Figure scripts
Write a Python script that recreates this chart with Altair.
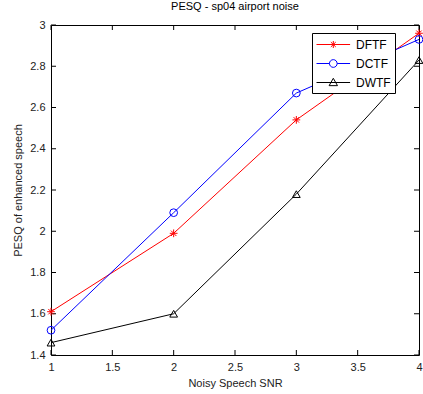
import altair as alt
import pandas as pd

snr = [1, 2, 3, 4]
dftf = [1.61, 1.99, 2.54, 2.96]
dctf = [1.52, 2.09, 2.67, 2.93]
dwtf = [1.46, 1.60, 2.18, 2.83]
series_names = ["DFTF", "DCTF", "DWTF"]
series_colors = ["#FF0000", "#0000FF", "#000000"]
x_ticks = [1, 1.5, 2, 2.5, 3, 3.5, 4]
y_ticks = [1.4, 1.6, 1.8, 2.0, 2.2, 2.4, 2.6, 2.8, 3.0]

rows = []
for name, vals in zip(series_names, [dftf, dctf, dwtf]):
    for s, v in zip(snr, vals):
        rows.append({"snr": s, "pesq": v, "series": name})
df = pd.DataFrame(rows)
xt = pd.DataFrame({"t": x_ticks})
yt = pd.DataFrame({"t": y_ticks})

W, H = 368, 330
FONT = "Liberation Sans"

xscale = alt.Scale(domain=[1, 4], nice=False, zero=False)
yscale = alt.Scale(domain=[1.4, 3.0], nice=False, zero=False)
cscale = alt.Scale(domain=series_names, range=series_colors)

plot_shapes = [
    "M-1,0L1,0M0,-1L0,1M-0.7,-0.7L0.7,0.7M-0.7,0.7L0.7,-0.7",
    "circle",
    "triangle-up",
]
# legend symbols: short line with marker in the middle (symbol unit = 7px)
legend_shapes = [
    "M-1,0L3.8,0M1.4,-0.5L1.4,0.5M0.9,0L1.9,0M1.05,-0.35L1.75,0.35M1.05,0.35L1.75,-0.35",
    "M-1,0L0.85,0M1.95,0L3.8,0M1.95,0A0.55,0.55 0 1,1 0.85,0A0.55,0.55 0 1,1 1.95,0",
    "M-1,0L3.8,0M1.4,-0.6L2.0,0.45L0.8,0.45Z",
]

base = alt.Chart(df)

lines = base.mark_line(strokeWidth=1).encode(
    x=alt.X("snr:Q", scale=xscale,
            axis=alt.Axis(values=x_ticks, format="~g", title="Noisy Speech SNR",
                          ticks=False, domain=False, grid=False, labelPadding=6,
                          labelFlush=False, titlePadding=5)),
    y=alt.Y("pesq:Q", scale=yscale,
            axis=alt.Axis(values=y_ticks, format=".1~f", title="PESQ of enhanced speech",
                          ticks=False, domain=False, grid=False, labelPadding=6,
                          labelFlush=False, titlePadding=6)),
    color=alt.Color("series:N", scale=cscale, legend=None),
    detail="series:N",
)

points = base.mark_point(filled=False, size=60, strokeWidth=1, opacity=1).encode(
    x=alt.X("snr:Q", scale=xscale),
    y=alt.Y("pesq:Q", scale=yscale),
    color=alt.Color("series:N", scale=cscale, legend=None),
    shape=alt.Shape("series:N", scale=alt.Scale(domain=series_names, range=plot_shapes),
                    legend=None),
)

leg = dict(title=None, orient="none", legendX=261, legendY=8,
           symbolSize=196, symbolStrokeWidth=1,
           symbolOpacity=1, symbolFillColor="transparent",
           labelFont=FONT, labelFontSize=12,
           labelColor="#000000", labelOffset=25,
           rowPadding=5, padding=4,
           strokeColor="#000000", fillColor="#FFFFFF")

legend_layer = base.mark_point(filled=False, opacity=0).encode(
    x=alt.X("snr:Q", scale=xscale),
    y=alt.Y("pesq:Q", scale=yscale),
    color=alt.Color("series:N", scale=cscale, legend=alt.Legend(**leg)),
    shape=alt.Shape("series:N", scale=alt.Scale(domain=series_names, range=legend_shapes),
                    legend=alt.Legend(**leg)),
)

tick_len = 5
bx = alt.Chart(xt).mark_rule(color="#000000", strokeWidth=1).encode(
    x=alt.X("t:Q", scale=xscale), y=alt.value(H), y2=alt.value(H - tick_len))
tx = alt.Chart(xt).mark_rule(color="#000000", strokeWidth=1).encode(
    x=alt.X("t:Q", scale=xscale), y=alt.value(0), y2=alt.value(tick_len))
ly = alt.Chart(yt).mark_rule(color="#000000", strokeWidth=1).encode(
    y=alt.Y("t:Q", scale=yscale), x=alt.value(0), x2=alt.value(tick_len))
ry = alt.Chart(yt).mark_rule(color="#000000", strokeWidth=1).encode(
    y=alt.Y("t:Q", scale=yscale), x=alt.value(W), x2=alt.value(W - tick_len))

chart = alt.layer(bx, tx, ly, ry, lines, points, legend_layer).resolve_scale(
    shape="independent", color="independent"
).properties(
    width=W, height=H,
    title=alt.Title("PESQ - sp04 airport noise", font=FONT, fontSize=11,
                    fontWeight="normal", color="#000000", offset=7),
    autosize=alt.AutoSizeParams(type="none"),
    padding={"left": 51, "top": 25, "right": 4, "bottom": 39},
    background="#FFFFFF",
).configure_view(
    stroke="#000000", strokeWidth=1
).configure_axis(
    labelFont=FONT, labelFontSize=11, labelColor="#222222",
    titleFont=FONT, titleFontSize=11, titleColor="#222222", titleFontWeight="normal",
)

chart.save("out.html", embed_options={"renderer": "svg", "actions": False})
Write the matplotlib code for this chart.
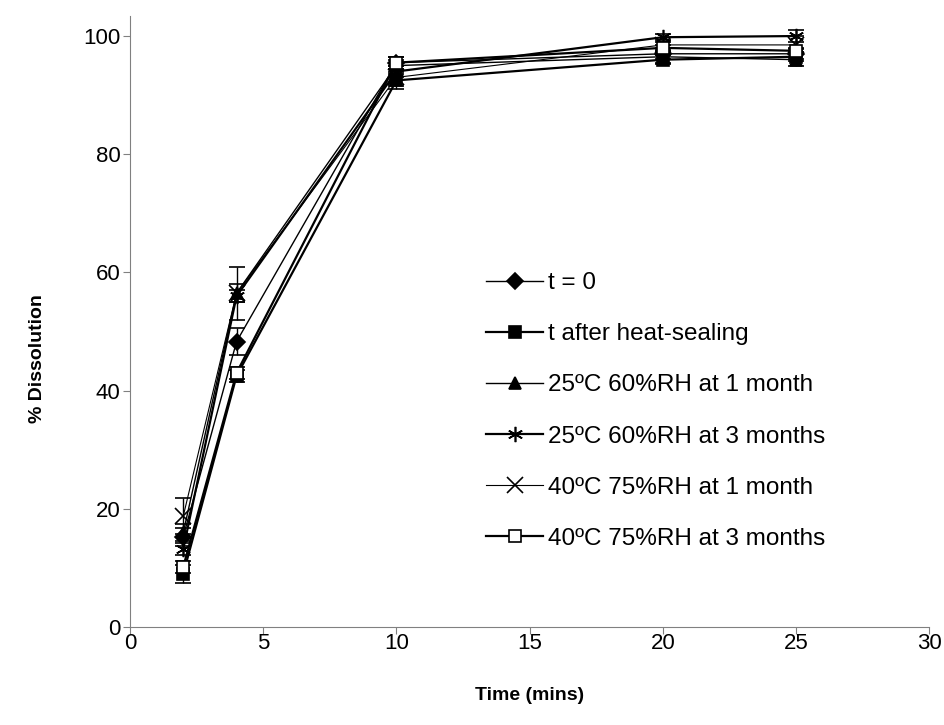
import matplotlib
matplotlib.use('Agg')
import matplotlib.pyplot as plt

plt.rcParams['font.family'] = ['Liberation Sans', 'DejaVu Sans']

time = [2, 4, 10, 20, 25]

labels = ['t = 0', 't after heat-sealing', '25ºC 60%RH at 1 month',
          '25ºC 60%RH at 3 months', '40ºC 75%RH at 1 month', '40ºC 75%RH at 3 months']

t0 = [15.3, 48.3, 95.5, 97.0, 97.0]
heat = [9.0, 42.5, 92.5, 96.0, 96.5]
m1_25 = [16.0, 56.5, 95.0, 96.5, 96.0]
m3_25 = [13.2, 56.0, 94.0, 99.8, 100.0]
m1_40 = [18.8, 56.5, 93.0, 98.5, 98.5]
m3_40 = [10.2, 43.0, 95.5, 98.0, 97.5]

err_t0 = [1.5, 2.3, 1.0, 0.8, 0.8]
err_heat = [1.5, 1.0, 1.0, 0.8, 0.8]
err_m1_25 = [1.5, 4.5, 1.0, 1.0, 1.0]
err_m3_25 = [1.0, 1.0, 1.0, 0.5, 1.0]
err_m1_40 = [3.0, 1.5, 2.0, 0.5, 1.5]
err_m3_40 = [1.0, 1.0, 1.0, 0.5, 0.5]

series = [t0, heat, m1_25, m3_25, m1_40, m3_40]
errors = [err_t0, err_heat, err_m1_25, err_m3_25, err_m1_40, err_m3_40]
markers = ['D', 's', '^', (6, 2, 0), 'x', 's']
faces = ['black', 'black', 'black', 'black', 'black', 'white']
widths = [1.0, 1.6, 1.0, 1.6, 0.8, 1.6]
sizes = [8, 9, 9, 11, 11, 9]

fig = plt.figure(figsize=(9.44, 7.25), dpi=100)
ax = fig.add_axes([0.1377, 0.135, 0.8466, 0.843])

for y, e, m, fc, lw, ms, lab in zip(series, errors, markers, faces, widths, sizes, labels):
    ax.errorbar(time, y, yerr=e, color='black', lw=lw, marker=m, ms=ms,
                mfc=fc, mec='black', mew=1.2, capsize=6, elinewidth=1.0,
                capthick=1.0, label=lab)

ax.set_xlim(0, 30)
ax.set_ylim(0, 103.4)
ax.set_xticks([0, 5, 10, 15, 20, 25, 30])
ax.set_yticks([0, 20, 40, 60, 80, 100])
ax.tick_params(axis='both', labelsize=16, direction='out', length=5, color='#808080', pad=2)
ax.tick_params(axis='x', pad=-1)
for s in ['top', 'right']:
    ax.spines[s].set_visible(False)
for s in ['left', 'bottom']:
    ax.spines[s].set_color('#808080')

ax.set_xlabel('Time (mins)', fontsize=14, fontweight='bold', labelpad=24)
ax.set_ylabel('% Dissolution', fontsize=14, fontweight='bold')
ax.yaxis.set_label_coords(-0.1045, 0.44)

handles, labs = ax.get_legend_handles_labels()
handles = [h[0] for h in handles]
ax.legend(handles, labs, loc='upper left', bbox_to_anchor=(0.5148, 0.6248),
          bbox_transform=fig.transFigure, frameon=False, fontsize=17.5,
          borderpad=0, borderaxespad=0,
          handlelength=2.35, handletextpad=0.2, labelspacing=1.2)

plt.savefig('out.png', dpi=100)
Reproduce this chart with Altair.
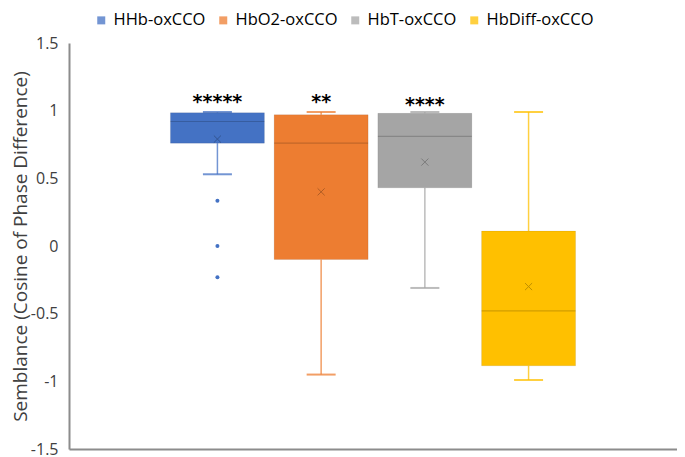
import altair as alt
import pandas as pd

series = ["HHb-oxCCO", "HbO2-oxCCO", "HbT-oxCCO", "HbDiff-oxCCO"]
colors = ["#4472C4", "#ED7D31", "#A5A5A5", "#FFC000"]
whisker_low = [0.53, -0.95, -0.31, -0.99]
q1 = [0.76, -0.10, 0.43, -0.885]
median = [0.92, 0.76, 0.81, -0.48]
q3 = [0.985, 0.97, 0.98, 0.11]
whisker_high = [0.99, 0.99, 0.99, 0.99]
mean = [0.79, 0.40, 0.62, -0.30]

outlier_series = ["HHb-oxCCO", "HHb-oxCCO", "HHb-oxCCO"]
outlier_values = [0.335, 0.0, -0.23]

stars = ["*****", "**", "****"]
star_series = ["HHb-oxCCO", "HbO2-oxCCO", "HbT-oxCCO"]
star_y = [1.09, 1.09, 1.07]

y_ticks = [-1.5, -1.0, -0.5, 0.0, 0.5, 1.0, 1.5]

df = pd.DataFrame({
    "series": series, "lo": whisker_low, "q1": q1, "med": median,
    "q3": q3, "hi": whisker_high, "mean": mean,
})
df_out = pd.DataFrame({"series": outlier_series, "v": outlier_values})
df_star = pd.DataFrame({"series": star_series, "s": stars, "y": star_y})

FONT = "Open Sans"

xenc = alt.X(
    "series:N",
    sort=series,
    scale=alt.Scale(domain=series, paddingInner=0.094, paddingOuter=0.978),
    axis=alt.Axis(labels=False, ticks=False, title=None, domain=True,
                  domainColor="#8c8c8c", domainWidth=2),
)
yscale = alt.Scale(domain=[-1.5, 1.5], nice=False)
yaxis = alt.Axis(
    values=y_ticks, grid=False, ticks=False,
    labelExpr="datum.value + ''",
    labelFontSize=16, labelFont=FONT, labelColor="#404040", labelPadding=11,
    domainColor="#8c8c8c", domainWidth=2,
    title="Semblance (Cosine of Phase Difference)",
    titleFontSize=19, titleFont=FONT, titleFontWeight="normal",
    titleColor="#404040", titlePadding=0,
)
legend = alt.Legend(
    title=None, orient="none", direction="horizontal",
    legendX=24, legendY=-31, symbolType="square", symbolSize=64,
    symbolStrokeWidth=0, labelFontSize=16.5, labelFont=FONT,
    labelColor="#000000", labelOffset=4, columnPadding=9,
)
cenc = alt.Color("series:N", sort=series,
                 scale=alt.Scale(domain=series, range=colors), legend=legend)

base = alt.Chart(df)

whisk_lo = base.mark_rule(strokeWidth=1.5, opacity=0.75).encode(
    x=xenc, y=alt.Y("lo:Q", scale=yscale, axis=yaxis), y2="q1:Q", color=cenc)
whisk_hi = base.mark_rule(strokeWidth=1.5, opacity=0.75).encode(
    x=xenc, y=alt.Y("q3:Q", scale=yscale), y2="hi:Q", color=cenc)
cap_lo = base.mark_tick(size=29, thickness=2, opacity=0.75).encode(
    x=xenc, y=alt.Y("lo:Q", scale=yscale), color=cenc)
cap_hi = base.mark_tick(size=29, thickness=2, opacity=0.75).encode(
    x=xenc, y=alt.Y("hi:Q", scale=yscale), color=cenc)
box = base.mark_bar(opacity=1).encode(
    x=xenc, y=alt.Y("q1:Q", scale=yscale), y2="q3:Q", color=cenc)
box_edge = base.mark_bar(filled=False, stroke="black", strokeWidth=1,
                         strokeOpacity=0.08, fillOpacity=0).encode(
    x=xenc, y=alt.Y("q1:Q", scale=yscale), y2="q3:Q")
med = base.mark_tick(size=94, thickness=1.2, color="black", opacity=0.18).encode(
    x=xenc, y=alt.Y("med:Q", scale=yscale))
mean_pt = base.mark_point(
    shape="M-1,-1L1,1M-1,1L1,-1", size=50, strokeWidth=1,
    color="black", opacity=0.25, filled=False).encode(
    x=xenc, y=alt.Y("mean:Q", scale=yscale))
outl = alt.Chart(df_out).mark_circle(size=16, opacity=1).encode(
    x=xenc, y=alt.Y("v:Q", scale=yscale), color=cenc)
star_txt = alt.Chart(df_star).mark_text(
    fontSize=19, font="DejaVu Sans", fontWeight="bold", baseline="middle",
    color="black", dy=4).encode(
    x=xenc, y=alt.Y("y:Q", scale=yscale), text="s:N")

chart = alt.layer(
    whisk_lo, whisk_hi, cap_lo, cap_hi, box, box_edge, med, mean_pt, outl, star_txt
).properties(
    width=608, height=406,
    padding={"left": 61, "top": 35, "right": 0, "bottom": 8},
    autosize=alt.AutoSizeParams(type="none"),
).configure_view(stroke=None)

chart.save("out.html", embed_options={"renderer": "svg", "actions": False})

**Aim of the task**
Exactly as they appear, write out the lines from the one containing "Write the matplotlib code for this chart." down to the one containing "time = [2, 4, 10, 20, 25]", both included. Pictures are left out.

**Result below**
Write the matplotlib code for this chart.
import matplotlib
matplotlib.use('Agg')
import matplotlib.pyplot as plt

plt.rcParams['font.family'] = ['Liberation Sans', 'DejaVu Sans']

time = [2, 4, 10, 20, 25]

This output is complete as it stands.